Upon reading this quote, my mind immediately jumped to a famous quote: "Our greatest fear
is not that we are inadequate, but that we are powerful beyond measure." Emerson's realization and recognition that within each person resides a "divine idea" brings forth a whole new sentiment of self-awareness and empowerment. This so called divine idea, to me, means a certain spark of divine light uncovered by the fingerprints of a very near creator. Being a transcendentalist, i feel Emerson could agree.
By recognizing the presence of said 'spark' we are forced to confront our very human- and often subconcious- fear of exposing the light within, in greater favor of comfortable conformity. We naturally seek approval, and thus are afraid to follow our "Inner Institution" that may lead us elsewhere.
This quote fits perfectly with when Emerson said: "What i must do is all that concerns me, not what people think." After informing us that we each contain an irrepresable light, he gives us instructions on how what to do with this light.
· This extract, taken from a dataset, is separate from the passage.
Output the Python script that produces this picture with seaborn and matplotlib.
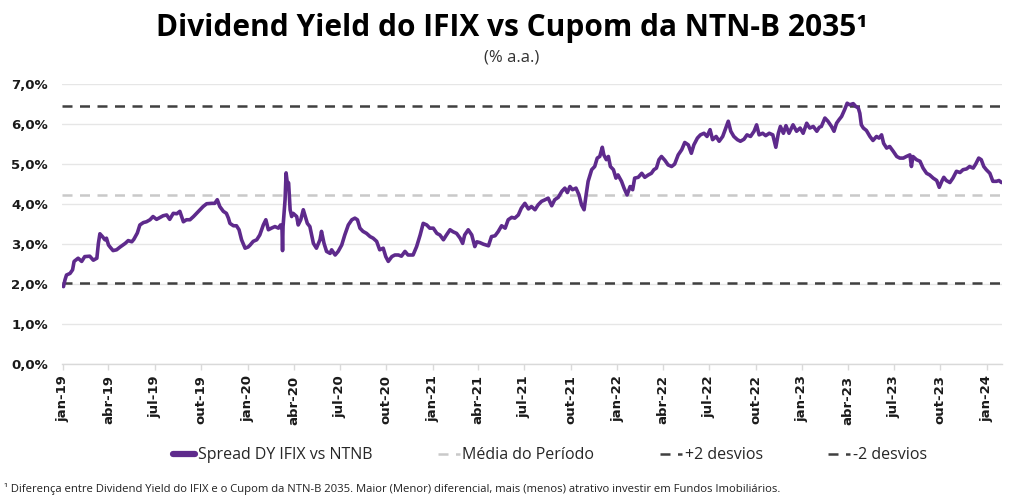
import matplotlib
matplotlib.use("Agg")
import matplotlib.pyplot as plt
from matplotlib.ticker import FuncFormatter
from matplotlib.lines import Line2D
import seaborn as sns
import pandas as pd

# ---------------- data ----------------
dates = [
    "2019-01-02", "2019-01-05", "2019-01-08", "2019-01-15", "2019-01-20", "2019-01-23", "2019-01-31",
    "2019-02-07", "2019-02-13", "2019-02-23", "2019-03-02", "2019-03-09", "2019-03-12", "2019-03-15",
    "2019-03-20", "2019-03-25", "2019-03-28", "2019-04-01", "2019-04-04", "2019-04-10", "2019-04-17",
    "2019-04-24", "2019-05-04", "2019-05-10", "2019-05-17", "2019-05-21", "2019-05-28", "2019-06-02",
    "2019-06-09", "2019-06-15", "2019-06-22", "2019-06-28", "2019-07-05", "2019-07-12", "2019-07-18",
    "2019-07-25", "2019-07-31", "2019-08-07", "2019-08-14", "2019-08-20", "2019-08-27", "2019-09-02",
    "2019-09-09", "2019-09-16", "2019-09-22", "2019-09-29", "2019-10-05", "2019-10-12", "2019-10-22",
    "2019-10-28", "2019-11-02", "2019-11-07", "2019-11-14", "2019-11-20", "2019-11-24", "2019-11-27",
    "2019-12-04", "2019-12-10", "2019-12-15", "2019-12-20", "2019-12-27", "2020-01-02",
    "2020-01-06", "2020-01-12", "2020-01-19", "2020-01-25", "2020-02-01", "2020-02-06", "2020-02-11",
    "2020-02-17", "2020-02-24", "2020-03-02", "2020-03-06", "2020-03-09", "2020-03-10", "2020-03-11",
    "2020-03-15", "2020-03-17", "2020-03-19", "2020-03-22", "2020-03-25", "2020-03-28", "2020-03-31",
    "2020-04-07", "2020-04-10", "2020-04-15", "2020-04-20", "2020-04-23", "2020-04-28", "2020-05-03",
    "2020-05-10", "2020-05-16", "2020-05-23", "2020-05-26", "2020-05-31", "2020-06-05", "2020-06-12",
    "2020-06-15", "2020-06-22", "2020-06-28", "2020-07-05", "2020-07-11", "2020-07-18", "2020-07-25",
    "2020-07-31", "2020-08-05", "2020-08-10", "2020-08-16", "2020-08-23", "2020-08-30", "2020-09-05",
    "2020-09-12", "2020-09-18", "2020-09-25", "2020-09-30", "2020-10-05", "2020-10-12", "2020-10-18",
    "2020-10-25", "2020-10-31", "2020-11-07", "2020-11-13", "2020-11-23", "2020-11-30", "2020-12-07",
    "2020-12-13", "2020-12-20", "2020-12-26", "2021-01-02", "2021-01-09",
    "2021-01-15", "2021-01-22", "2021-01-28", "2021-02-04", "2021-02-10", "2021-02-17", "2021-02-24",
    "2021-03-01", "2021-03-05", "2021-03-12", "2021-03-19", "2021-03-25", "2021-03-29", "2021-04-04",
    "2021-04-11", "2021-04-21", "2021-04-27", "2021-05-04", "2021-05-10", "2021-05-17", "2021-05-24",
    "2021-05-30", "2021-06-06", "2021-06-12", "2021-06-19", "2021-06-25", "2021-07-02", "2021-07-09",
    "2021-07-15", "2021-07-22", "2021-07-28", "2021-08-04", "2021-08-11", "2021-08-17", "2021-08-24",
    "2021-08-30", "2021-09-06", "2021-09-13", "2021-09-19", "2021-09-24", "2021-09-29", "2021-10-04",
    "2021-10-11", "2021-10-17", "2021-10-22", "2021-10-27", "2021-10-31", "2021-11-04", "2021-11-11",
    "2021-11-17", "2021-11-22", "2021-11-27", "2021-12-02", "2021-12-05", "2021-12-10", "2021-12-14",
    "2021-12-18", "2021-12-24", "2021-12-29", "2022-01-02", "2022-01-09", "2022-01-14", "2022-01-20",
    "2022-01-26", "2022-01-31", "2022-02-04", "2022-02-11", "2022-02-18", "2022-02-24", "2022-03-03",
    "2022-03-09", "2022-03-14", "2022-03-19", "2022-03-24", "2022-03-29", "2022-04-05", "2022-04-11",
    "2022-04-18", "2022-04-24", "2022-05-01", "2022-05-08", "2022-05-14", "2022-05-21", "2022-05-27",
    "2022-06-01", "2022-06-08", "2022-06-14", "2022-06-21", "2022-06-27", "2022-07-03", "2022-07-08",
    "2022-07-15", "2022-07-21", "2022-07-28", "2022-08-03", "2022-08-08", "2022-08-13", "2022-08-19",
    "2022-08-26", "2022-09-01", "2022-09-08", "2022-09-14", "2022-09-21", "2022-09-28", "2022-10-03",
    "2022-10-08", "2022-10-15", "2022-10-21", "2022-10-28", "2022-11-04", "2022-11-10", "2022-11-15",
    "2022-11-19", "2022-11-25", "2022-11-30", "2022-12-06", "2022-12-14", "2022-12-21", "2022-12-28",
    "2023-01-03", "2023-01-10", "2023-01-16", "2023-01-23", "2023-01-30", "2023-02-04",
    "2023-02-08", "2023-02-15", "2023-02-21", "2023-02-28", "2023-03-05", "2023-03-10", "2023-03-15",
    "2023-03-20", "2023-03-26", "2023-03-31", "2023-04-05", "2023-04-12", "2023-04-17", "2023-04-22",
    "2023-04-25", "2023-04-28", "2023-05-02", "2023-05-08", "2023-05-15", "2023-05-21", "2023-05-28",
    "2023-06-02", "2023-06-07", "2023-06-11", "2023-06-17", "2023-06-23", "2023-06-30", "2023-07-07",
    "2023-07-13", "2023-07-20", "2023-07-26", "2023-08-02", "2023-08-05", "2023-08-08", "2023-08-15",
    "2023-08-22", "2023-08-28", "2023-09-04", "2023-09-10", "2023-09-17", "2023-09-24", "2023-09-29",
    "2023-10-04", "2023-10-08", "2023-10-13", "2023-10-20", "2023-10-26", "2023-11-02", "2023-11-09",
    "2023-11-15", "2023-11-22", "2023-11-28", "2023-12-05", "2023-12-10", "2023-12-16", "2023-12-21",
    "2023-12-26", "2023-12-31", "2024-01-07", "2024-01-13", "2024-01-20", "2024-01-25", "2024-01-30",
]
spread = [
    1.94, 2.11, 2.23, 2.27, 2.36, 2.57, 2.65,
    2.57, 2.69, 2.70, 2.60, 2.65, 3.02, 3.26,
    3.19, 3.11, 3.15, 2.98, 2.93, 2.84, 2.86,
    2.93, 3.02, 3.09, 3.06, 3.12, 3.28, 3.48,
    3.54, 3.56, 3.61, 3.69, 3.62, 3.67, 3.71,
    3.73, 3.62, 3.77, 3.76, 3.82, 3.56, 3.61,
    3.61, 3.69, 3.77, 3.86, 3.94, 4.01, 4.02,
    4.02, 4.11, 3.94, 3.82, 3.77, 3.65, 3.52,
    3.46, 3.46, 3.36, 3.11, 2.90, 2.93,
    2.98, 3.07, 3.11, 3.23, 3.48, 3.61, 3.36,
    3.40, 3.44, 3.40, 3.48, 3.36, 2.84, 3.44,
    4.11, 4.78, 4.57, 4.53, 3.86, 3.69, 3.77,
    3.69, 3.48, 3.61, 3.86, 3.73, 3.52, 3.44,
    3.02, 2.90, 3.11, 3.32, 3.02, 2.82, 2.77,
    2.86, 2.73, 2.82, 2.98, 3.23, 3.48, 3.61,
    3.65, 3.61, 3.40, 3.32, 3.27, 3.19, 3.15,
    3.07, 2.86, 2.90, 2.69, 2.57, 2.69, 2.73,
    2.73, 2.70, 2.82, 2.73, 2.73, 2.94, 3.23,
    3.52, 3.48, 3.40, 3.40, 3.27,
    3.23, 3.11, 3.23, 3.36, 3.31, 3.27, 3.15,
    3.02, 3.23, 3.36, 3.23, 2.94, 3.06, 3.04,
    3.00, 2.96, 3.19, 3.21, 3.31, 3.46, 3.40,
    3.61, 3.67, 3.65, 3.73, 3.90, 4.02, 3.88,
    3.94, 3.86, 3.98, 4.07, 4.11, 4.15, 3.96,
    4.11, 4.17, 4.32, 4.40, 4.29, 4.44, 4.36,
    4.40, 4.23, 3.98, 3.86, 4.23, 4.57, 4.86,
    4.94, 5.15, 5.19, 5.42, 5.23, 5.11, 5.19,
    4.94, 4.86, 4.65, 4.73, 4.57, 4.40, 4.23,
    4.44, 4.36, 4.65, 4.67, 4.77, 4.67, 4.73,
    4.77, 4.86, 4.90, 5.11, 5.19, 5.09, 4.98,
    4.94, 5.00, 5.23, 5.36, 5.54, 5.48, 5.27,
    5.48, 5.65, 5.73, 5.77, 5.69, 5.86, 5.61,
    5.69, 5.57, 5.69, 5.90, 6.07, 5.82, 5.69,
    5.61, 5.57, 5.62, 5.73, 5.69, 5.82, 5.98,
    5.73, 5.77, 5.71, 5.77, 5.73, 5.42, 5.77,
    5.94, 5.77, 5.96, 5.77, 5.98, 5.82, 5.90,
    5.77, 6.02, 5.90, 5.94, 5.82, 5.92,
    5.94, 6.15, 6.07, 5.94, 5.82, 6.02, 6.11,
    6.19, 6.36, 6.52, 6.48, 6.51, 6.44, 6.40,
    6.27, 5.98, 5.90, 5.84, 5.69, 5.59, 5.69,
    5.65, 5.73, 5.52, 5.40, 5.44, 5.32, 5.19,
    5.15, 5.15, 5.19, 5.23, 4.94, 5.19, 5.11,
    5.07, 4.90, 4.77, 4.73, 4.65, 4.59, 4.42,
    4.57, 4.67, 4.59, 4.54, 4.65, 4.82, 4.79,
    4.86, 4.88, 4.94, 4.90, 5.00, 5.15, 5.11,
    4.94, 4.86, 4.77, 4.57, 4.57, 4.59, 4.54,
]
media = 4.24
mais_2_desvios = 6.46
menos_2_desvios = 2.03

tick_dates = ["2019-01-01", "2019-04-01", "2019-07-01", "2019-10-01", "2020-01-01", "2020-04-01",
              "2020-07-01", "2020-10-01", "2021-01-01", "2021-04-01", "2021-07-01", "2021-10-01",
              "2022-01-01", "2022-04-01", "2022-07-01", "2022-10-01", "2023-01-01", "2023-04-01",
              "2023-07-01", "2023-10-01", "2024-01-01"]
tick_labels = ["jan-19", "abr-19", "jul-19", "out-19", "jan-20", "abr-20", "jul-20", "out-20",
               "jan-21", "abr-21", "jul-21", "out-21", "jan-22", "abr-22", "jul-22", "out-22",
               "jan-23", "abr-23", "jul-23", "out-23", "jan-24"]
legend_labels = ["Spread DY IFIX vs NTNB", "Média do Período", "+2 desvios", "-2 desvios"]

# ---------------- style ----------------
PURPLE = "#5e2a8c"
DARK = "#404040"
LIGHT = "#c9c9c9"
DASH = (0, (4, 3))

sns.set_theme(style="white")
plt.rcParams["font.family"] = ["Open Sans", "DejaVu Sans"]

fig = plt.figure(figsize=(10.24, 5.03), dpi=100)
ax = fig.add_axes([0.0605, 0.2757, 0.918, 0.5573])

df = pd.DataFrame({"data": pd.to_datetime(dates), "spread": spread})
sns.lineplot(data=df, x="data", y="spread", ax=ax, color=PURPLE, lw=2.6, zorder=4, legend=False)
ax.axhline(media, color=LIGHT, lw=1.8, ls=DASH, zorder=3)
ax.axhline(mais_2_desvios, color=DARK, lw=1.8, ls=DASH, zorder=3)
ax.axhline(menos_2_desvios, color=DARK, lw=1.8, ls=DASH, zorder=3)

ax.set_ylim(0, 7)
ax.set_xlim(pd.Timestamp("2018-12-30"), pd.Timestamp("2024-01-31"))
ax.set_yticks(range(0, 8))
ax.yaxis.set_major_formatter(FuncFormatter(lambda v, p: f"{v:.1f}%".replace(".", ",")))
ax.set_xticks(pd.to_datetime(tick_dates))
ax.set_xticklabels(tick_labels, rotation=90)
ax.set_xlabel("")
ax.set_ylabel("")
ax.grid(axis="y", color="#e6e6e6", lw=1.0, zorder=0)
ax.set_axisbelow(True)
for s in ["top", "right", "left"]:
    ax.spines[s].set_visible(False)
ax.spines["bottom"].set_color("#d9d9d9")
ax.spines["bottom"].set_linewidth(1.0)
ax.tick_params(axis="x", length=4, width=1, color="#d9d9d9", bottom=True, pad=4)
ax.tick_params(axis="y", length=0, pad=10)
for lab in ax.get_xticklabels() + ax.get_yticklabels():
    lab.set_fontweight("bold")
    lab.set_color("#1a1a1a")
    lab.set_family(["DejaVu Sans"])
for lab in ax.get_xticklabels():
    lab.set_fontsize(9.5)
for lab in ax.get_yticklabels():
    lab.set_fontsize(9.5)

# ---------------- titles ----------------
fig.text(0.5, 0.944, "Dividend Yield do IFIX vs Cupom da NTN-B 2035\u00b9", ha="center", va="center",
         fontsize=21.5, fontweight="bold", color="#000000")
fig.text(0.5, 0.886, "(% a.a.)", ha="center", va="center", fontsize=12, color="#333333")

# ---------------- legend ----------------
handles = [
    Line2D([], [], color=PURPLE, lw=4.5),
    Line2D([], [], color=LIGHT, lw=1.8, ls=DASH),
    Line2D([], [], color=DARK, lw=1.8, ls=DASH),
    Line2D([], [], color=DARK, lw=1.8, ls=DASH),
]
fig.legend(handles, legend_labels, loc="center", bbox_to_anchor=(0.537, 0.095), ncol=4, frameon=False,
           prop={"family": ["Open Sans"], "size": 11.5},
           handlelength=1.4, handletextpad=0.15, columnspacing=4.1)

# ---------------- footnote ----------------
fig.text(0.004, 0.028, "\u00b9 Diferença entre Dividend Yield do IFIX e o Cupom da NTN-B 2035. Maior (Menor) "
         "diferencial, mais (menos) atrativo investir em Fundos Imobiliários.",
         ha="left", va="center", fontsize=8.1, color="#222222")

fig.savefig("out.png", dpi=100)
He tells us NOT to worry about people perceiving us as something were not, because if we try to control others' we in turn drive ourselves to the point of insanity. He says "SPEAK your latent conviction and it shall be the universal sense." All you can do is act in accordance to your 'Intuition,' and as long as you've gained your own self-contented approval, the world's opinion really won't matter.
Though this may come off as a generic 'be yourself' talk, Emerson gives his message teeth by taking it a step further. Not only should we follow our inner guidences, but be unapologetic for it as well. How do you have any control over others and their emotions? Its not your responsibility, and therefore you shouldn't spend time censoring your actions for the sake of others.
Here's where it gets personal for me. So often I look to the reactions of others to approve/disprove my actions. I allow my self image and appraisment to be interpreted through the eyes of another. We can do more than allow our Divine spark to guide and illuminate our lives- no matter what direction it leads us in- because according to Emerson, those are the places we should never be afraid to go.